Gary Cooper was reportedly one of her favorite actors. She requested him for several of her films, but nothing ever materialized.
1951: Became a US citizen.
A photograph of Greta Garbo, probably cut from a movie magazine, was one of several images of movie stars, royalty, pieces of art, and family members used as decoration by Anne Frank on the wall of her room in the "Secret Annex" in Amsterdam where she and her family hid from July 1942 until their capture by the Nazis in August 1944.
According to her friend, producer William Frye, he offered Garbo one million dollars to star as the Mother Superior in his film The Trouble with Angels (1966). When she declined, he cast Rosalind Russell in the part - at a much lower salary.
Although it was believed that Garbo lived as an invalid in her post-Hollywood career, this is incorrect. She was a real jet setter, traveling with international tycoons and socialites. In the 1970s she traveled less and grew more and more eccentric, although she still took daily walks through Central Park with close friends and walkers. Due to failing health in the late 1980s, her mobility was challenged. In her final year it was her family that cared for her, including taking her to dialysis treatments. She died with them by her side.
Aunt of Gray Reisfield (daughter of Sven Gustafson).
Before making it big, she worked as a soap-latherer in a barber's shop back in Sweden.
Biography in: "The Scribner Encyclopedia of American Lives". Volume Two, 1986-1990, pages 316-319. New York: Charles Scribner's Sons, 1999.
During filming, whenever there was something going on that wasn't to her liking she would simply say "I think I'll go back to Sweden!" which frightened the studio heads so much that they gave in to her every whim.
Except at the very beginning of her career, she granted no interviews, signed no autographs, attended no premieres, and answered no fan mail.
Garbo actually hoped to return to films after the war but, for whatever reason, no projects ever materialized.
Garbo was criticized for not aiding the Allies during WWII, but it was later disclosed that she had helped Britain by identifying influential Nazi sympathizers in Stockholm and by providing introductions and carrying messsages for British agents.
Garbo was prone to chronic depression and spent many years attacking it through Eastern philosophy and a solid health food regiment. However, she never gave up smoking and cocktails.
Garbo, according to movie director Jacques Feyder: "At 9 o'clock a.m. the work may begin. "Tell Mrs.

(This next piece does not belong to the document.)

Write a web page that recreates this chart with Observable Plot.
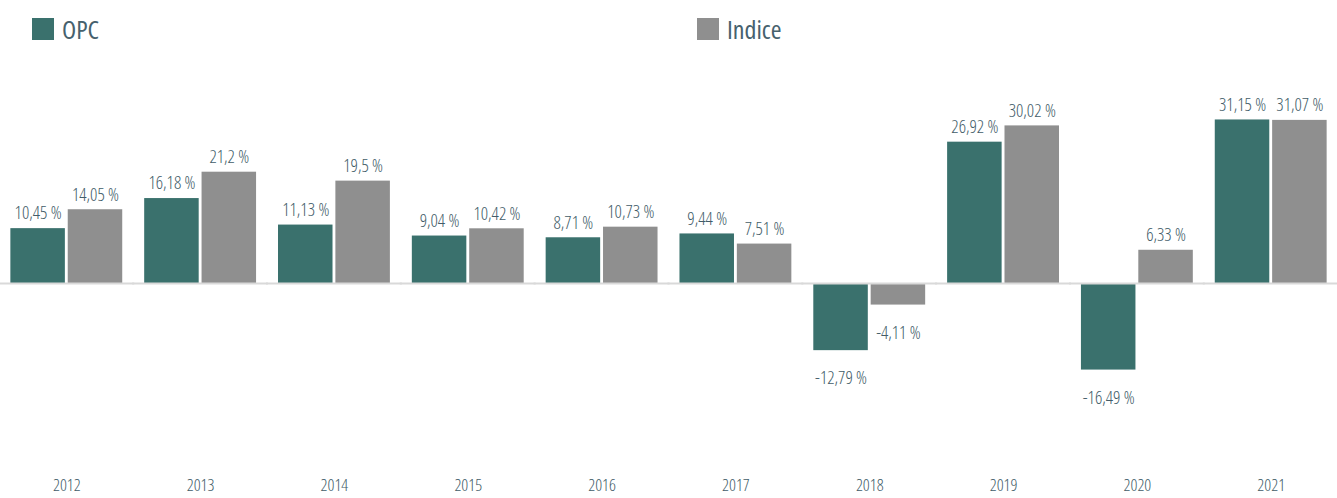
<!DOCTYPE html>
<html>
<head>
<meta charset="utf-8">
<script src="https://cdn.jsdelivr.net/npm/d3@7"></script>
<script src="https://cdn.jsdelivr.net/npm/@observablehq/plot@0.6"></script>
<style>
  html, body { margin: 0; padding: 0; background: #ffffff; }
  body { width: 1337px; height: 498px; overflow: hidden;
    font-family: "Open Sans", sans-serif;
    font-stretch: 80%; }
  #legend { position: relative; height: 50px; width: 1337px; }
  .item { position: absolute; top: 11px; display: flex; align-items: center; font-size: 26px; font-weight: 400; color: #46616d; }
  .sw { width: 22px; height: 22px; margin-right: 8px; }
  #chart svg { display: block; font-stretch: 80%; }
</style>
</head>
<body>
<div id="legend"></div>
<div id="chart"></div>
<script>
const years = ["2012","2013","2014","2015","2016","2017","2018","2019","2020","2021"];
const opc = [10.45, 16.18, 11.13, 9.04, 8.71, 9.44, -12.79, 26.92, -16.49, 31.15];
const indice = [14.05, 21.2, 19.5, 10.42, 10.73, 7.51, -4.11, 30.02, 6.33, 31.07];
const series = ["OPC", "Indice"];
const colors = ["#3a716d", "#8f8f8f"];

const data = years.flatMap((y, i) => [
  {year: y, series: "OPC", value: opc[i]},
  {year: y, series: "Indice", value: indice[i]}
]);
const fmt = d => String(d.value).replace(".", ",") + " %";
const textColor = "#425c68";

// Legend
const legend = document.getElementById("legend");
const legendLeft = [32, 697];
series.forEach((s, i) => {
  const it = document.createElement("div");
  it.className = "item";
  it.style.left = legendLeft[i] + "px";
  it.innerHTML = `<span class="sw" style="background:${colors[i]}"></span><span>${s}</span>`;
  legend.appendChild(it);
});

const chart = Plot.plot({
  width: 1337,
  height: 448,
  marginLeft: 3,
  marginRight: 3,
  marginTop: 23,
  marginBottom: 57.5,
  style: {
    fontFamily: '"Open Sans", sans-serif',
    fontSize: "18px",
    fontWeight: 350,
    color: textColor,
    background: "#ffffff"
  },
  fx: {domain: years, paddingInner: 0.164, paddingOuter: 0.055, round: false, label: null},
  x: {domain: series, axis: null, paddingInner: 0.05, paddingOuter: 0, round: false},
  y: {domain: [-30, 40], axis: null},
  color: {domain: series, range: colors},
  marks: [
    Plot.barY(data, {fx: "year", x: "series", y: "value", fill: "series"}),
    Plot.ruleY([0], {stroke: "#d9d9d9", strokeWidth: 2, insetLeft: -12, insetRight: -12}),
    Plot.text(data.filter(d => d.value >= 0), {fx: "year", x: "series", y: "value", text: fmt, dy: -15, fill: textColor, fontSize: 18, fontWeight: 350}),
    Plot.text(data.filter(d => d.value < 0), {fx: "year", x: "series", y: "value", text: fmt, dy: 28, fill: textColor, fontSize: 18, fontWeight: 350}),
    Plot.axisFx({anchor: "bottom", tickSize: 0, tickPadding: 38, label: null, fill: textColor, fontSize: 17, fontWeight: 350})
  ]
});
document.getElementById("chart").appendChild(chart);
</script>
</body>
</html>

Garbo we're ready" says the director. "I'm here" a low voice answers, and she appears, perfectly dressed and combed as the scene needs. Nobody could say by what door she came but she's there. And at 6 o'clock PM, even if the shot could be finished in five minutes, she points at the watch and goes away giving you a sorry smile. She's very strict with herself and hardly pleased with her work. She never looks rushes nor goes to the premières but some days later, early in the afternoon, enters all alone an outskirts movie house, takes place in a cheap seat and gets out only when the projection finishes, masked with her sunglasses".
Garbo's sets were closed to all visitors and sometimes even the director! When asked why, she said: "During these scenes I allow only the cameraman and lighting man on the set. The director goes out for a coffee or a milkshake. When people are watching, I'm just a woman making faces for the camera. It destroys the illusion. If I am by myself, my face will do things I cannot do with it otherwise."

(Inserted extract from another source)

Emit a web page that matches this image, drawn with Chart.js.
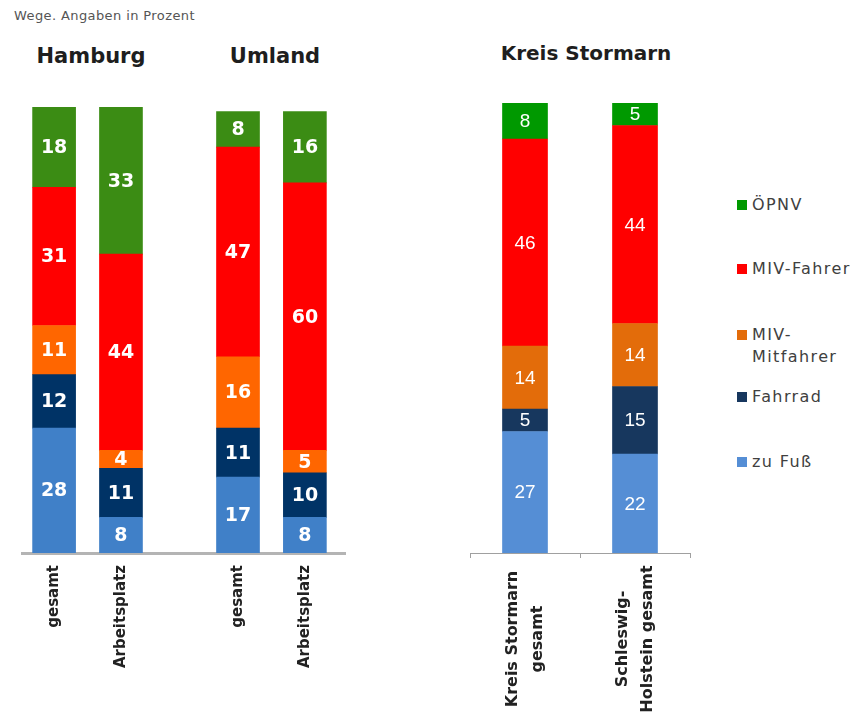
<!DOCTYPE html>
<html>
<head>
<meta charset="utf-8">
<script src="https://cdn.jsdelivr.net/npm/chart.js@4"></script>
<style>
  body { margin: 0; width: 859px; height: 716px; background: #fff; position: relative; overflow: hidden; font-family: "DejaVu Sans", sans-serif; }
  canvas { position: absolute; top: 0; }
  .txt { position: absolute; white-space: nowrap; }
  .sub { left: 14px; top: 8px; font-size: 13px; letter-spacing: 0.4px; color: #555; }
  .head { font-weight: bold; color: #1e1e1e; line-height: 1; transform: translateX(-50%); }
  .leg { position: absolute; left: 737px; font-size: 16px; letter-spacing: 1.4px; color: #404040; line-height: 22px; }
  .leg i { position: absolute; left: 0; width: 10px; height: 10px; }
  .leg span { position: absolute; left: 15px; white-space: nowrap; }
</style>
</head>
<body>
<div class="txt sub">Wege. Angaben in Prozent</div>
<div class="txt head" style="left:91px; top:46px; font-size:21px;">Hamburg</div>
<div class="txt head" style="left:275px; top:46px; font-size:21px;">Umland</div>
<div class="txt head" style="left:586px; top:43px; font-size:20px;">Kreis Stormarn</div>

<canvas id="hh" width="360" height="716" style="left:0"></canvas>
<canvas id="od" width="280" height="716" style="left:440px"></canvas>
<div id="legend"></div>

<script>
// Verkehrsmittel, von unten nach oben gestapelt
const modes = ['zu Fuß', 'Fahrrad', 'MIV-Mitfahrer', 'MIV-Fahrer', 'ÖPNV'];

// Hamburg (gesamt, Arbeitsplatz) und Umland (gesamt, Arbeitsplatz)
const hhLabels    = ['gesamt', 'Arbeitsplatz', 'gesamt', 'Arbeitsplatz'];
const hhZuFuss    = [28, 8, 17, 8];
const hhFahrrad   = [12, 11, 11, 10];
const hhMitfahrer = [11, 4, 16, 5];
const hhFahrer    = [31, 44, 47, 60];
const hhOepnv     = [18, 33, 8, 16];

// Kreis Stormarn und Schleswig-Holstein
const odLabels    = [['Kreis Stormarn', 'gesamt'], ['Schleswig-', 'Holstein gesamt']];
const odZuFuss    = [27, 22];
const odFahrrad   = [5, 15];
const odMitfahrer = [14, 14];
const odFahrer    = [46, 44];
const odOepnv     = [8, 5];

const hhColors = ['#4080c8', '#003366', '#ff6600', '#ff0000', '#3b8c14'];
const odColors = ['#558ed5', '#17375e', '#e36c0a', '#ff0000', '#009900'];

// x-Positionen der Säulen links, mit Lücke zwischen Hamburg und Umland
const hhSlots = [0, 1, 2.75, 3.75];

// Zahlen mittig in die Segmente schreiben
const segmentLabels = {
  id: 'segmentLabels',
  afterDatasetsDraw(chart, args, opts) {
    const ctx = chart.ctx;
    ctx.save();
    ctx.font = opts.font;
    ctx.fillStyle = opts.color;
    ctx.textAlign = 'center';
    ctx.textBaseline = 'middle';
    chart.data.datasets.forEach((ds, k) => {
      chart.getDatasetMeta(k).data.forEach((bar, i) => {
        const p = bar.getProps(['x', 'y', 'base'], true);
        const v = ds.data[i];
        ctx.fillText(String(typeof v === 'object' ? v.y : v), p.x, (p.y + p.base) / 2 + 1);
      });
    });
    ctx.restore();
  }
};

// gedrehte, zentrierte zweizeilige Achsenbeschriftung rechts
const rotatedTicks = {
  id: 'rotatedTicks',
  afterDraw(chart, args, opts) {
    const ctx = chart.ctx;
    const xs = chart.scales.x;
    ctx.save();
    ctx.font = opts.font;
    ctx.fillStyle = opts.color;
    ctx.textAlign = 'center';
    ctx.textBaseline = 'middle';
    odLabels.forEach((lines, i) => {
      ctx.save();
      ctx.translate(xs.getPixelForTick(i), opts.center);
      ctx.rotate(-Math.PI / 2);
      lines.forEach((line, j) => {
        ctx.fillText(line, 0, (j - (lines.length - 1) / 2) * opts.lineHeight);
      });
      ctx.restore();
    });
    ctx.restore();
  }
};

const hhSeries = [hhZuFuss, hhFahrrad, hhMitfahrer, hhFahrer, hhOepnv];
const odSeries = [odZuFuss, odFahrrad, odMitfahrer, odFahrer, odOepnv];

new Chart(document.getElementById('hh'), {
  type: 'bar',
  data: {
    datasets: hhSeries.map((vals, k) => ({
      label: modes[k],
      data: vals.map((v, i) => ({ x: hhSlots[i], y: v })),
      backgroundColor: hhColors[k],
      barThickness: 43
    }))
  },
  options: {
    responsive: false,
    animation: false,
    layout: { padding: { left: 22, right: 15, top: 107, bottom: 0 } },
    plugins: {
      legend: { display: false },
      tooltip: { enabled: false },
      segmentLabels: { font: 'bold 19px "DejaVu Sans"', color: '#fff' }
    },
    scales: {
      x: {
        type: 'linear',
        stacked: true,
        offset: false,
        min: -0.48,
        max: 4.35,
        afterBuildTicks: s => { s.ticks = hhSlots.map(v => ({ value: v })); },
        afterFit: s => { s.height = 163; },
        grid: { display: false, drawTicks: false, offset: false },
        border: { display: true, color: '#b4b4b4', width: 3 },
        ticks: {
          autoSkip: false,
          minRotation: 90,
          maxRotation: 90,
          padding: 12,
          color: '#222',
          font: { family: 'DejaVu Sans', size: 15, weight: 'bold' },
          callback: (v, i) => hhLabels[i]
        }
      },
      y: { stacked: true, display: false, min: 0, max: 100 }
    }
  },
  plugins: [segmentLabels]
});

new Chart(document.getElementById('od'), {
  type: 'bar',
  data: {
    labels: odLabels,
    datasets: odSeries.map((vals, k) => ({
      label: modes[k],
      data: vals,
      backgroundColor: odColors[k],
      barThickness: 45
    }))
  },
  options: {
    responsive: false,
    animation: false,
    layout: { padding: { left: 30, right: 30, top: 103, bottom: 0 } },
    plugins: {
      legend: { display: false },
      tooltip: { enabled: false },
      segmentLabels: { font: '19px "Liberation Sans"', color: '#fff' },
      rotatedTicks: { font: 'bold 16px "DejaVu Sans"', color: '#222', center: 639, lineHeight: 25 }
    },
    scales: {
      x: {
        stacked: true,
        offset: true,
        afterFit: s => { s.height = 163; },
        grid: { display: true, offset: true, drawOnChartArea: false, drawTicks: true, tickLength: 5, color: '#a0a0a0' },
        border: { display: true, color: '#a0a0a0', width: 1 },
        ticks: { display: false }
      },
      y: { stacked: true, display: false, min: 0, max: 100 }
    }
  },
  plugins: [segmentLabels, rotatedTicks]
});

// Legende rechts (Reihenfolge von oben nach unten)
const legendRows = [
  { text: 'ÖPNV', color: odColors[4], y: 205 },
  { text: 'MIV-Fahrer', color: odColors[3], y: 269 },
  { text: 'MIV-<br>Mitfahrer', color: odColors[2], y: 335 },
  { text: 'Fahrrad', color: odColors[1], y: 397 },
  { text: 'zu Fuß', color: odColors[0], y: 462 }
];
const legend = document.getElementById('legend');
legendRows.forEach(r => {
  const row = document.createElement('div');
  row.className = 'leg';
  row.style.top = (r.y - 11) + 'px';
  row.innerHTML = '<i style="top:6px;background:' + r.color + '"></i><span>' + r.text + '</span>';
  legend.appendChild(row);
});
</script>
</body>
</html>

Great Garbo is caricaturized in a Merrie Melodies short cartoon called Hollywood Steps Out directed by Tex Avery (Warner Brothers 1941). The action takes place in the famed Ciro's nightclub where the Hollywood stars are having dinner. Garbo is a cigarett girl selling "cigars, cigarettes, butts." Garbo was also caricatured in other cartoons including: I've got to Sing a Torch Song (1933), Porky's Road Race (1937) and Porky's Five and Ten (1938)
Greta Garbo is among the actors and actresses who successfully made the transition to talkies; publicized with the slogan "Garbo Talks!" her voice was first heard on screen in Anna Christie (1930), a film adaptation of the 1922 play by Eugene O'Neill.
Greta Garbo is caricaturized in the Walt Disney 1938 animated short, Mother Goose Goes Hollywood which featured parodies of Mother Goose nursery rhymes and caricatures of Hollywood celebrities from the 1930s. The nursery rhyme, See Saw Margery Daw, is performed by Edward G. Robinson and Greta Garbo on a seesaw. Garbo says: "I want so much to be alone", to which Robinson replies: "O.K., babe, you asked for it!". He leaves and Garbo falls off the see saw. Garbo's character also 'appears' in other Disney cartoons including Mickey's Polo Team (1936) and Mother Goose Goes Hollywood (1938).
Greta Garbo was awarded an Academy Honorary Award "for her unforgettable screen performances" in 1954. She did not show up at the ceremony, and the statuette was mailed to her home address.